Thalia-Festival: Während der „Lessingtage“ laufen ab 23.1. schlagkräftige Stücke zur gesellschaftspolitischen Lage der Gegenwart. Dramaturgin Sandra Küpper im Interview

SZENE HAMBURG: Welche Bedeutung hat das Motto „Um alles in der Welt“ für das Jahr 2016?

Sandra Küpper: In Europa überschlagen sich derzeit die Ereignisse, in nur sehr kurzer Zeit verändern sich gesellschaftliche und politische Gegebenheiten, und langfristig errungene Werte werden von heute auf morgen infrage gestellt. Europa ist in Bewegung, nicht erst seit den Ereignissen in Paris. Die Welt scheint zu explodieren.

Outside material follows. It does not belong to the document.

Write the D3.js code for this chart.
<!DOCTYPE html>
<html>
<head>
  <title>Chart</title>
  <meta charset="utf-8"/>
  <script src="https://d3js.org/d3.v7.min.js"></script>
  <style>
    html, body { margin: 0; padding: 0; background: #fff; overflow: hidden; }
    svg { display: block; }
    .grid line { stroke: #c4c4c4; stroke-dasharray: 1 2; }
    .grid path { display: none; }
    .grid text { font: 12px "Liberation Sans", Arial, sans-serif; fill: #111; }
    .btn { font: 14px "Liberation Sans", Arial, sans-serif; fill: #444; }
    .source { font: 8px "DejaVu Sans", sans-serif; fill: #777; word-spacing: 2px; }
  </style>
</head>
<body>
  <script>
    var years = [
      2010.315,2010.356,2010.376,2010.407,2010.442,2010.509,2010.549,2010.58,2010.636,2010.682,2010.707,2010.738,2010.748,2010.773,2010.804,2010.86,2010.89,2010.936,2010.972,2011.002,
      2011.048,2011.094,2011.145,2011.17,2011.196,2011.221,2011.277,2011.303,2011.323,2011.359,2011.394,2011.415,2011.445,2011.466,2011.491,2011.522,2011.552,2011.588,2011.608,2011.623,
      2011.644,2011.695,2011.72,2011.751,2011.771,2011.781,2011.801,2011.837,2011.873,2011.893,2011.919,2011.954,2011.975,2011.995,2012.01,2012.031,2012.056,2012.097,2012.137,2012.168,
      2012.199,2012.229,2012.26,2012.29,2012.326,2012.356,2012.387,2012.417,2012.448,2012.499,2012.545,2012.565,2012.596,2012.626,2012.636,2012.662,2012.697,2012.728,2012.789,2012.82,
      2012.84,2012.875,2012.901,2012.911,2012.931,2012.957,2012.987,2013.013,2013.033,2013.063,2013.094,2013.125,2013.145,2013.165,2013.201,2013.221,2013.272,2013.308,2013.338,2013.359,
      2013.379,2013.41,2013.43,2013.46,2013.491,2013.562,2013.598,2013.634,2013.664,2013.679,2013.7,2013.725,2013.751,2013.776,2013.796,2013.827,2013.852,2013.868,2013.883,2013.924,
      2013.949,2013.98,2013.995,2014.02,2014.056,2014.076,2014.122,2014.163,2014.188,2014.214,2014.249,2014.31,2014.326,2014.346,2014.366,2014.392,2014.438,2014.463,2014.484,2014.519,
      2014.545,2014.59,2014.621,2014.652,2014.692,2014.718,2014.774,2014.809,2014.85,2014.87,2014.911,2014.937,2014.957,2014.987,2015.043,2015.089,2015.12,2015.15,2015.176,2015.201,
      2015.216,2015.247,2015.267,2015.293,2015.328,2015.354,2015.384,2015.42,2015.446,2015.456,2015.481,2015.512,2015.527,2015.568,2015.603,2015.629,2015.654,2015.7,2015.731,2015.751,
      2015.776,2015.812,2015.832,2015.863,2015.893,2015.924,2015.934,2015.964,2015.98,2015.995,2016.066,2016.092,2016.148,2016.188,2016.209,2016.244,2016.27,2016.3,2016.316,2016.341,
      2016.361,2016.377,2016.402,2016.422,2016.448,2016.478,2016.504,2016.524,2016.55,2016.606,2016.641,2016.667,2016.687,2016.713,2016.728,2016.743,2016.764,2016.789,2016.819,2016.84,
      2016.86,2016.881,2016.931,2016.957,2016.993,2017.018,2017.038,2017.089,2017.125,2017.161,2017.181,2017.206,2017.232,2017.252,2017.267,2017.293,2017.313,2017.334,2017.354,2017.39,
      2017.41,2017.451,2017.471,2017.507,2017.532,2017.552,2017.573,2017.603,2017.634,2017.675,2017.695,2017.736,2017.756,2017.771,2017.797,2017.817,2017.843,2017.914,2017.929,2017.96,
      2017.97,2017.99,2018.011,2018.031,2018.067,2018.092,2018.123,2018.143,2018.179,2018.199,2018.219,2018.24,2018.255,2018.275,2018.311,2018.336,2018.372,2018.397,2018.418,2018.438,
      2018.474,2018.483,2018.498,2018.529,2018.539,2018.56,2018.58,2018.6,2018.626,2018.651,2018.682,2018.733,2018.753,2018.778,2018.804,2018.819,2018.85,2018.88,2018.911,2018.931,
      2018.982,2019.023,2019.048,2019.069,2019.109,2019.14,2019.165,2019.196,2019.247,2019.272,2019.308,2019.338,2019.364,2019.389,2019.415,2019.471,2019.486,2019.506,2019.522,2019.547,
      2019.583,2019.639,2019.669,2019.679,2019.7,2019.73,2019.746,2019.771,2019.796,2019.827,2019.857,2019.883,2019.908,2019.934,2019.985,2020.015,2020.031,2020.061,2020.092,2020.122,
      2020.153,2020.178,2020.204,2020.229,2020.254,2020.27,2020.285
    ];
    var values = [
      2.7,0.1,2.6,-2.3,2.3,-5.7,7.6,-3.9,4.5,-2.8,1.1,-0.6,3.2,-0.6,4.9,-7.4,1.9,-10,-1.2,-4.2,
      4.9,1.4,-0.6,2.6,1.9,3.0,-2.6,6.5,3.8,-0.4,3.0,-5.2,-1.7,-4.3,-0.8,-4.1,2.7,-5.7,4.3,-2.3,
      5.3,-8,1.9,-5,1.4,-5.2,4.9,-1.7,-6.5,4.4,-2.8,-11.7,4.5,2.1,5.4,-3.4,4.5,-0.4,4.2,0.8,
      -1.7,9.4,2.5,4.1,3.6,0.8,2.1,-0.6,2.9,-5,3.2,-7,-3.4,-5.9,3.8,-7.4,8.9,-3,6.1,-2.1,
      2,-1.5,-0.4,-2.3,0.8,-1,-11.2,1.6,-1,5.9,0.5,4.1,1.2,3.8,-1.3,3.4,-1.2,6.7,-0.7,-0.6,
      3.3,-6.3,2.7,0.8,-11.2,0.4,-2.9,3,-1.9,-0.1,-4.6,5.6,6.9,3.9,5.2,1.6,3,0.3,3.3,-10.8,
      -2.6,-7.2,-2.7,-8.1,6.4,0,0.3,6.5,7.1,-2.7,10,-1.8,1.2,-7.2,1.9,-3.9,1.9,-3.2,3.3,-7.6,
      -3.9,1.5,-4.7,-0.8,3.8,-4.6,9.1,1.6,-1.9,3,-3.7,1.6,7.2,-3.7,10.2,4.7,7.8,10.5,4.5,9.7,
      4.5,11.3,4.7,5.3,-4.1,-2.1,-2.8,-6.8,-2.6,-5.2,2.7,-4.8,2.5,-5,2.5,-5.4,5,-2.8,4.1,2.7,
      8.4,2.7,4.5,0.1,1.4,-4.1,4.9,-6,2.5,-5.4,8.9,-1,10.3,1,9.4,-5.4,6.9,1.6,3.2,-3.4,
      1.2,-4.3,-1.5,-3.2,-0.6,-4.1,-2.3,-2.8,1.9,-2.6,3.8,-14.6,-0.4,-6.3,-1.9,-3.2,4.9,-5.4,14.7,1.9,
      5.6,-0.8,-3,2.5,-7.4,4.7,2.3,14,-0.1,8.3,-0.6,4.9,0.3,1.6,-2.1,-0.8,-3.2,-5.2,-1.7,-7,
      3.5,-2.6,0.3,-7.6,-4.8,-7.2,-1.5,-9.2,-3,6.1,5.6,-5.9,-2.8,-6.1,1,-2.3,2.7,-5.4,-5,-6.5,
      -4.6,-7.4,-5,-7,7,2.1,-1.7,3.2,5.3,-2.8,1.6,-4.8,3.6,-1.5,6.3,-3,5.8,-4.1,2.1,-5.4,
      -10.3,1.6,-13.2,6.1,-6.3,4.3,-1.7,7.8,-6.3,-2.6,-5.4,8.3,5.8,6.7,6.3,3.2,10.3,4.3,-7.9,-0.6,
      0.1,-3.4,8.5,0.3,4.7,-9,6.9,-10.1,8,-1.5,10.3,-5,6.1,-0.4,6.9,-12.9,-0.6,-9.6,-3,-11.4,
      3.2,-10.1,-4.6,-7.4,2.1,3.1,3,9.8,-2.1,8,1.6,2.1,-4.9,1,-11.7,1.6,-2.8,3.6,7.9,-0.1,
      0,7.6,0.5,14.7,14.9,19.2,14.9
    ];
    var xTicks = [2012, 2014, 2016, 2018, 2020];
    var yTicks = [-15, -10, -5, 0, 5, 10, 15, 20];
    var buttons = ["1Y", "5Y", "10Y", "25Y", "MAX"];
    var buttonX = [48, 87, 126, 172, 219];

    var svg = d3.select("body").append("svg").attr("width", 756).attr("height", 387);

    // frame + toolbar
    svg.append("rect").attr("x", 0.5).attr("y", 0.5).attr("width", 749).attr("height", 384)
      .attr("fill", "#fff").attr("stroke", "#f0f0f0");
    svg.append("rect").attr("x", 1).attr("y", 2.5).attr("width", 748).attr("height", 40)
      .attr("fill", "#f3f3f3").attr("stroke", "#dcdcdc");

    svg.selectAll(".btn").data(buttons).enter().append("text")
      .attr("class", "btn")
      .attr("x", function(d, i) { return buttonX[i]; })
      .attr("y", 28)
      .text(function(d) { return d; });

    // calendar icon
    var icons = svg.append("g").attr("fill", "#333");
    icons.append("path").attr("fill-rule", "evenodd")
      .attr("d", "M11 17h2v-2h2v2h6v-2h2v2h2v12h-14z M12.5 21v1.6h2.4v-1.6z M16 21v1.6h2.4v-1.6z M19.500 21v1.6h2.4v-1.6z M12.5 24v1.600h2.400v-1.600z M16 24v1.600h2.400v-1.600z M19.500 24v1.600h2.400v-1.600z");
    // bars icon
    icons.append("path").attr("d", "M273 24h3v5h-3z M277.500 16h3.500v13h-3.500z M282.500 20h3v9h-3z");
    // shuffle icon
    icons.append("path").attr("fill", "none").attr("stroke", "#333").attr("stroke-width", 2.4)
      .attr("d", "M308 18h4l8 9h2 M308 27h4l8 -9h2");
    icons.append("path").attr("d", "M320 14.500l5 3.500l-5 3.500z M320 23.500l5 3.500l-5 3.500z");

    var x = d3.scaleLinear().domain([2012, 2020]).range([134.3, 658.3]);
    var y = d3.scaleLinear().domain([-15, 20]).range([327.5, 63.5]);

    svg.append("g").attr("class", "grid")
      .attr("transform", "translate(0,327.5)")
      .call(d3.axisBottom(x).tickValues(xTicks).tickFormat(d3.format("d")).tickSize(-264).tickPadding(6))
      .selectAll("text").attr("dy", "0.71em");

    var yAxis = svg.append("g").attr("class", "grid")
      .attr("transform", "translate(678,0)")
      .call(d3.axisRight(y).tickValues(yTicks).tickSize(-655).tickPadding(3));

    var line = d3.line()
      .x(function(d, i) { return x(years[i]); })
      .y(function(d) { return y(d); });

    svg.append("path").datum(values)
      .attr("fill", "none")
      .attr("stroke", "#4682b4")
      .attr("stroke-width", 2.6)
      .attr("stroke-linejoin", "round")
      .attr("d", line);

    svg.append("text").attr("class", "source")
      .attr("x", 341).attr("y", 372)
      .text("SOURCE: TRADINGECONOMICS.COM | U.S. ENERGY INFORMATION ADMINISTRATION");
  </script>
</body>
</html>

Und auf einmal stehen wir da, mitten in Europa, gemeinsam mit den Geflüchteten und müssen uns selbst eingestehen: Wir wissen nicht, was morgen sein wird. Aber ganz egal, was es auch ist, wir werden uns mit dem Begriff Gesellschaft und mit gemeinsamer Verantwortung neu auseinandersetzen müssen. Genau darin liegt auch eine Chance. Denn am Ende dieser Prozesse wird ein „neues Wir“ stehen müssen. Mit diesem „Wir“ und dessen Chancen beschäftigen sich auch die Lessingtage im Kern.

Die Lage Europas erscheint momentan düster. Ist die Stückauswahl ein Spiegel dessen?

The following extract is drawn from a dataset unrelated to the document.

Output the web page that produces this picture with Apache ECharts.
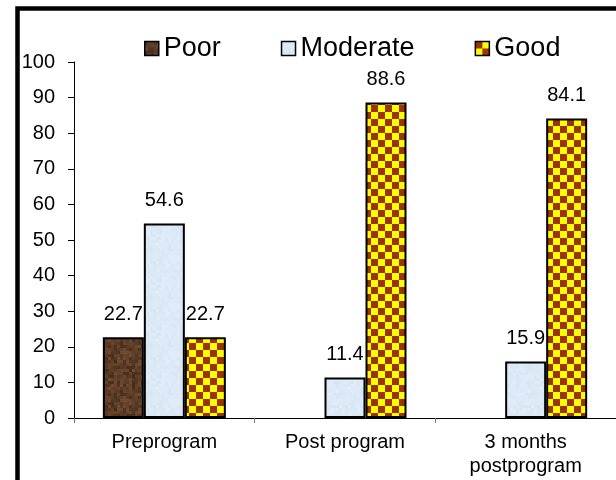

Die Lessingtage sind ein Themenfestival und bieten die Möglichkeit zur Fokussierung auf ein Thema, das sich in vielen Facetten im Programm widerspiegelt. Ich empfinde die Auseinandersetzung mit dem „neuen Wir“ nicht als düster. Ich kann mich zum Beispiel sehr gut mit einer Zeichnung des Künstlers Stefan Marx identifizieren, die er für das Festival entworfen hat: Mit großen Buchstaben hat er hier fast mantraartig „DON’T PANIC“ aufs Papier gezeichnet. Die Lessingtage mit ihrem Motto „Um allles in der Welt“ verstehen sich als politischer Ort der Kunst und der Künstler. Und: Es darf auch gelacht werden, versprochen.

Gibt es in diesem Jahr ein Stück, dass herausragt?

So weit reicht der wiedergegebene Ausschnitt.